Manslaughter, simply defined, is “the unlawful killing of a human being without malice aforethought.” US law designates two types of manslaughter: voluntary and involuntary. Let’s break these two terms down.

Voluntary manslaughter vs. involuntary manslaughter 

Voluntary manslaughter can refer to when the accused kills a person, but is deemed to have been provoked by the victim, as during the “heat of passion” during an altercation.

Involuntary manslaughter
 generally applies where death is the unintentional (involuntary) consequence of the actions of the accused. Reckless driving, as while texting or after drinking, for instance, can result in the death of other people, but the driver didn’t first set out on the road with deliberate intent to harm them—and so may be considered involuntary manslaughter.

How is murder defined?

Murder is “the killing of another human being under conditions specifically covered in law.” US law also distinguishes between two major types, or degrees, of murder: first-degree (murder one) and second-degree (murder two). 

First-degree murder vs. second-degree murder

First-degree murder involves the planning (premeditation) of the act or killing that happens when another crime is being committed (e.g., robberyarson).

Second-degree murder involves the intent to murder someone, but the murder didn’t take place with deliberation or premeditation beforehand. Let’s say someone got into a major verbal fight with a neighbor and got so angry, they grabbed a gun and shot the person dead. This incident involves intent to kill but not as a result of planning the murder ahead of time.

What is third-degree murder?

Three states—Florida, Minnesota, and Pennsylvania—currently further divide murders into a third degree.
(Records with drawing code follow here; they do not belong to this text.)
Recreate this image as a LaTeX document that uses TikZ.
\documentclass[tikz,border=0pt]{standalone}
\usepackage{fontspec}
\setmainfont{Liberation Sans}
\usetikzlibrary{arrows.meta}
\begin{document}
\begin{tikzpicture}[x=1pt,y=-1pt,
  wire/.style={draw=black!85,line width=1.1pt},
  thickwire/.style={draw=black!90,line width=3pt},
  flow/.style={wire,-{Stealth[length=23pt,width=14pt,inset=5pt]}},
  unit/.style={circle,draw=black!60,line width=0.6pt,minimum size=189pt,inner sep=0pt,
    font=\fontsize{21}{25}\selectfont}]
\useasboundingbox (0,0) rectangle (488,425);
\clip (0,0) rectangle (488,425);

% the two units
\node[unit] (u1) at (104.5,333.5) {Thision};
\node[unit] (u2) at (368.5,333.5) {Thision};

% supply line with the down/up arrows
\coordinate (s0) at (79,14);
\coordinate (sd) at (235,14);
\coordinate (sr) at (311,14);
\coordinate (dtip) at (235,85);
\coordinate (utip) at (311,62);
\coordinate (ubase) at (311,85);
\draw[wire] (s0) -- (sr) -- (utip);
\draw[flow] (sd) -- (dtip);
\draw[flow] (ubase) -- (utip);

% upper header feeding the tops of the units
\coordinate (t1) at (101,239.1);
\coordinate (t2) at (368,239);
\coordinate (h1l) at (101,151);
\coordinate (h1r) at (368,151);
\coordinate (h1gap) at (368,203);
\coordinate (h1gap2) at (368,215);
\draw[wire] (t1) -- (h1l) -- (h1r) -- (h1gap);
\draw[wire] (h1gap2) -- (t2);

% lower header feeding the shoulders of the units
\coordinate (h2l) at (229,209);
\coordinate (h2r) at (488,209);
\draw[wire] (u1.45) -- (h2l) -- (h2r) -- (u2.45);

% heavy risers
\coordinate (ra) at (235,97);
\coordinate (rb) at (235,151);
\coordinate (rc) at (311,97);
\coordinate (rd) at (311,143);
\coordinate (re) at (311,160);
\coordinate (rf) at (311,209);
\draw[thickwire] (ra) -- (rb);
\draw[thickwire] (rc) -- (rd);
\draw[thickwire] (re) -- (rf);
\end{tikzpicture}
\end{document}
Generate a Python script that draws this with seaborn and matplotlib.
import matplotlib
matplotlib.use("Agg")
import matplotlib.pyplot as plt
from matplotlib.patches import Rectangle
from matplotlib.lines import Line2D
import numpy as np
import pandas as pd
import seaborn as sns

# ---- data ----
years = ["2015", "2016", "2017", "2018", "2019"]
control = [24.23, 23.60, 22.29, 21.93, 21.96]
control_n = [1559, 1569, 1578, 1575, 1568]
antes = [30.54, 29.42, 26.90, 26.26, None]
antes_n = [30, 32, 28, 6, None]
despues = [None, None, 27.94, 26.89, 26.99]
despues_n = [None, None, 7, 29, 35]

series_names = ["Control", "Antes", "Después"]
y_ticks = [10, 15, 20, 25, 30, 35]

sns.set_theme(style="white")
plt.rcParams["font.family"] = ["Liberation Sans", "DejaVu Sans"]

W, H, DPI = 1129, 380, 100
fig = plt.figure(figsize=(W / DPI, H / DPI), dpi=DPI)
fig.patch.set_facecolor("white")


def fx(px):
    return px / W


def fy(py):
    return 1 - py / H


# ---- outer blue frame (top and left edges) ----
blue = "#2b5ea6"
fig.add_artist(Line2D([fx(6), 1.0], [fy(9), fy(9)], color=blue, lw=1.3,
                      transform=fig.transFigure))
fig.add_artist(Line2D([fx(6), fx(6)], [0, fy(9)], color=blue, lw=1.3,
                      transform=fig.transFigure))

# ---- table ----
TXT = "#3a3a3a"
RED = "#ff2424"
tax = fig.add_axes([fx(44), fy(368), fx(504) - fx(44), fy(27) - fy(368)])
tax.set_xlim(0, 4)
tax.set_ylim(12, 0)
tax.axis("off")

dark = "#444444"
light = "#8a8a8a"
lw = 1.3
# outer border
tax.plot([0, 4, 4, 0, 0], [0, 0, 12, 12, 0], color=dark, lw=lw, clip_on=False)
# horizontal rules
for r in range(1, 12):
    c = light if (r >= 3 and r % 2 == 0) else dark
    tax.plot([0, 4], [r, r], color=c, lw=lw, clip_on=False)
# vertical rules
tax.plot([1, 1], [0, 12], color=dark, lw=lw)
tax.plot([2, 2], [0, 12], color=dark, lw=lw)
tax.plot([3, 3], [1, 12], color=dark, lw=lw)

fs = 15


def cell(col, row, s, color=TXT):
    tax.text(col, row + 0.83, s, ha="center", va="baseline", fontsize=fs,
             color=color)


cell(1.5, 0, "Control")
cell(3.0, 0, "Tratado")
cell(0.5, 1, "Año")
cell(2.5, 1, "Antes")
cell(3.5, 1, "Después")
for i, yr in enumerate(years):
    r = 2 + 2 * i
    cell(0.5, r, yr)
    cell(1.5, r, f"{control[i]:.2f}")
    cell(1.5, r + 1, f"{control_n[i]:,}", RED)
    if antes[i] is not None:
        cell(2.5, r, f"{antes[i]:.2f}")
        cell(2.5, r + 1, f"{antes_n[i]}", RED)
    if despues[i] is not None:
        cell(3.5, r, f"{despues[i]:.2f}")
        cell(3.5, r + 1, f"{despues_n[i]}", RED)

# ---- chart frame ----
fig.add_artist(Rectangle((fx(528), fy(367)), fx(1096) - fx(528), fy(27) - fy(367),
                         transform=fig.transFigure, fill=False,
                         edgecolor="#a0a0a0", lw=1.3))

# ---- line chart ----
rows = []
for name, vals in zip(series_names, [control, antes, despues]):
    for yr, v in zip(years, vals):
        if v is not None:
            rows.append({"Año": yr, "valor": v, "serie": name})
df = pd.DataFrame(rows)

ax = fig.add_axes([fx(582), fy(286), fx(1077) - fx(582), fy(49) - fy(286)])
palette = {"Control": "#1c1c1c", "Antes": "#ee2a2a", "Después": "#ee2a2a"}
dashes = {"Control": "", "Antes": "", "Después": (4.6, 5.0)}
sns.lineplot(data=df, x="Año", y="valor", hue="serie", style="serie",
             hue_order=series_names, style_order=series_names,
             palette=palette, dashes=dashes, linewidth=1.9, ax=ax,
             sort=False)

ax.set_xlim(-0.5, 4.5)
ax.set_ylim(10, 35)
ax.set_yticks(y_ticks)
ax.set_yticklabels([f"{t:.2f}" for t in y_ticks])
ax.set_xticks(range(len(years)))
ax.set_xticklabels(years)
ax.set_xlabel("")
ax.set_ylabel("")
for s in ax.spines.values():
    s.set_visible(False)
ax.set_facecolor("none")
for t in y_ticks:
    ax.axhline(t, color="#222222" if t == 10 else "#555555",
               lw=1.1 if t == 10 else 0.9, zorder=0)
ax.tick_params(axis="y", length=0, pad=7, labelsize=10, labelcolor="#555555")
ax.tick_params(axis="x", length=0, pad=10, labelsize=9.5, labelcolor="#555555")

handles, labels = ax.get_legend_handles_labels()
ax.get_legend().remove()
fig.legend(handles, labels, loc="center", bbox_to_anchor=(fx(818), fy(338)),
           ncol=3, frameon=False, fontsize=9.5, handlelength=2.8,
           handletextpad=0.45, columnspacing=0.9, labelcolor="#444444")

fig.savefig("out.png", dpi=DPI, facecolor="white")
The laws vary, but third-degree murder in these states can include felony murders (a killing treated as a murder because, though unintended, it occurred during the commission or attempted commission of a felony, as robbery); most states classify felony murders as first-degree murders. Third-degree murders can also be homicides that occur as a result to indifference to human life (sometimes referred to as depraved-heart murders).